• **YOUR OBJECTIVE**: Omit all images. Transcribe the rest of the material below exactly.

• **INFORMATION SUPPLIED**:
- - - - - - -
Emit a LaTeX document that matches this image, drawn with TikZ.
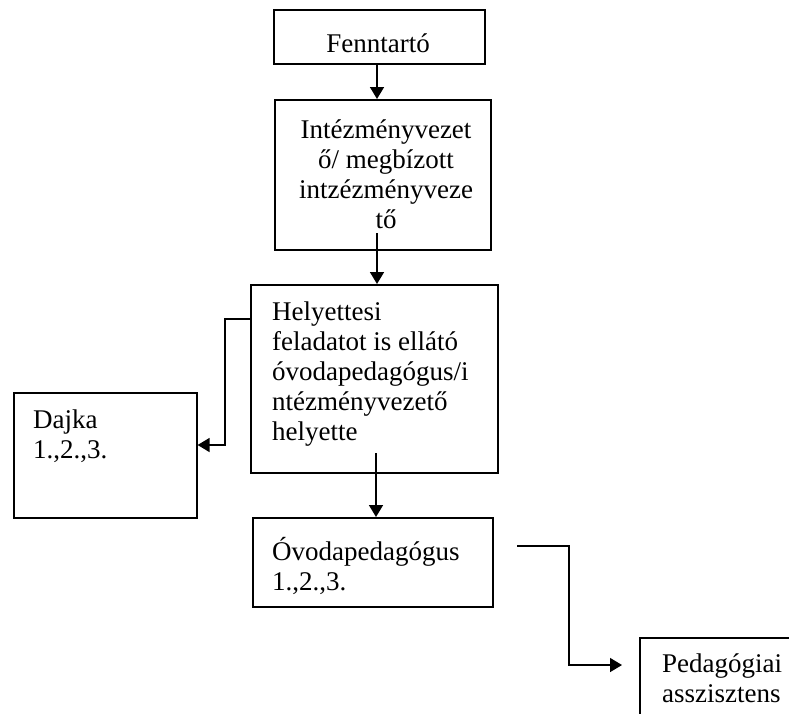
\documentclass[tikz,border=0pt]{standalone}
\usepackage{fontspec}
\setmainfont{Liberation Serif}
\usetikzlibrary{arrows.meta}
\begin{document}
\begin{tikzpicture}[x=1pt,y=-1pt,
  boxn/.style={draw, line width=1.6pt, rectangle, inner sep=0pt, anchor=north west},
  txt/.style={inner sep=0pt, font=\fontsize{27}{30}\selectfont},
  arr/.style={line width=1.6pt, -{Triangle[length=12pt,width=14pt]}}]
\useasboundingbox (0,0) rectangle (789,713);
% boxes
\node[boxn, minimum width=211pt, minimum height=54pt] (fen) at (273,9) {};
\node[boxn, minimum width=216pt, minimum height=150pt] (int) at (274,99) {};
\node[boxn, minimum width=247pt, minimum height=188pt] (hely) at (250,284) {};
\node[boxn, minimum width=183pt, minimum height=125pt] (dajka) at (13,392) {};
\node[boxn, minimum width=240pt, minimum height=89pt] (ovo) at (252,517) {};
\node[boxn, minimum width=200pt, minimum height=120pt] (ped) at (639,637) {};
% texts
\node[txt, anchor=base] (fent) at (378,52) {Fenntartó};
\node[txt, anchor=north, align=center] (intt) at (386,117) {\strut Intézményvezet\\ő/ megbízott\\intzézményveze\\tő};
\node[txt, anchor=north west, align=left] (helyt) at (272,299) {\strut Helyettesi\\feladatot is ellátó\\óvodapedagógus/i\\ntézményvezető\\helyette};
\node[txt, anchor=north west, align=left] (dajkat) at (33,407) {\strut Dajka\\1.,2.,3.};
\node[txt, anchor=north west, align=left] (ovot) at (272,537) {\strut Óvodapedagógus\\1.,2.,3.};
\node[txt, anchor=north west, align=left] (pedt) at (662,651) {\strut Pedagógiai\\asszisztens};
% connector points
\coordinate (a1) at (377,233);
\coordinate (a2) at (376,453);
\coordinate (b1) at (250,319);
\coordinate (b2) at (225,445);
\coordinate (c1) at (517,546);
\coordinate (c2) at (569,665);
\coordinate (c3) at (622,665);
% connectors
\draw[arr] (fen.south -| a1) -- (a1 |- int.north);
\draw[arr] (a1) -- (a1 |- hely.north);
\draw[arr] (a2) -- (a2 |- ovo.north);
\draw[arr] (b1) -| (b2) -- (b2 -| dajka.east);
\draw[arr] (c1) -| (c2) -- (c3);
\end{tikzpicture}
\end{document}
- - - - - - -
• **WRITTEN SOLUTION**:
Emit a LaTeX document that matches this image, drawn with TikZ.
\documentclass[tikz,border=0pt]{standalone}
\usepackage{fontspec}
\setmainfont{Liberation Serif}
\usetikzlibrary{arrows.meta}
\begin{document}
\begin{tikzpicture}[x=1pt,y=-1pt,
  boxn/.style={draw, line width=1.6pt, rectangle, inner sep=0pt, anchor=north west},
  txt/.style={inner sep=0pt, font=\fontsize{27}{30}\selectfont},
  arr/.style={line width=1.6pt, -{Triangle[length=12pt,width=14pt]}}]
\useasboundingbox (0,0) rectangle (789,713);
% boxes
\node[boxn, minimum width=211pt, minimum height=54pt] (fen) at (273,9) {};
\node[boxn, minimum width=216pt, minimum height=150pt] (int) at (274,99) {};
\node[boxn, minimum width=247pt, minimum height=188pt] (hely) at (250,284) {};
\node[boxn, minimum width=183pt, minimum height=125pt] (dajka) at (13,392) {};
\node[boxn, minimum width=240pt, minimum height=89pt] (ovo) at (252,517) {};
\node[boxn, minimum width=200pt, minimum height=120pt] (ped) at (639,637) {};
% texts
\node[txt, anchor=base] (fent) at (378,52) {Fenntartó};
\node[txt, anchor=north, align=center] (intt) at (386,117) {\strut Intézményvezet\\ő/ megbízott\\intzézményveze\\tő};
\node[txt, anchor=north west, align=left] (helyt) at (272,299) {\strut Helyettesi\\feladatot is ellátó\\óvodapedagógus/i\\ntézményvezető\\helyette};
\node[txt, anchor=north west, align=left] (dajkat) at (33,407) {\strut Dajka\\1.,2.,3.};
\node[txt, anchor=north west, align=left] (ovot) at (272,537) {\strut Óvodapedagógus\\1.,2.,3.};
\node[txt, anchor=north west, align=left] (pedt) at (662,651) {\strut Pedagógiai\\asszisztens};
% connector points
\coordinate (a1) at (377,233);
\coordinate (a2) at (376,453);
\coordinate (b1) at (250,319);
\coordinate (b2) at (225,445);
\coordinate (c1) at (517,546);
\coordinate (c2) at (569,665);
\coordinate (c3) at (622,665);
% connectors
\draw[arr] (fen.south -| a1) -- (a1 |- int.north);
\draw[arr] (a1) -- (a1 |- hely.north);
\draw[arr] (a2) -- (a2 |- ovo.north);
\draw[arr] (b1) -| (b2) -- (b2 -| dajka.east);
\draw[arr] (c1) -| (c2) -- (c3);
\end{tikzpicture}
\end{document}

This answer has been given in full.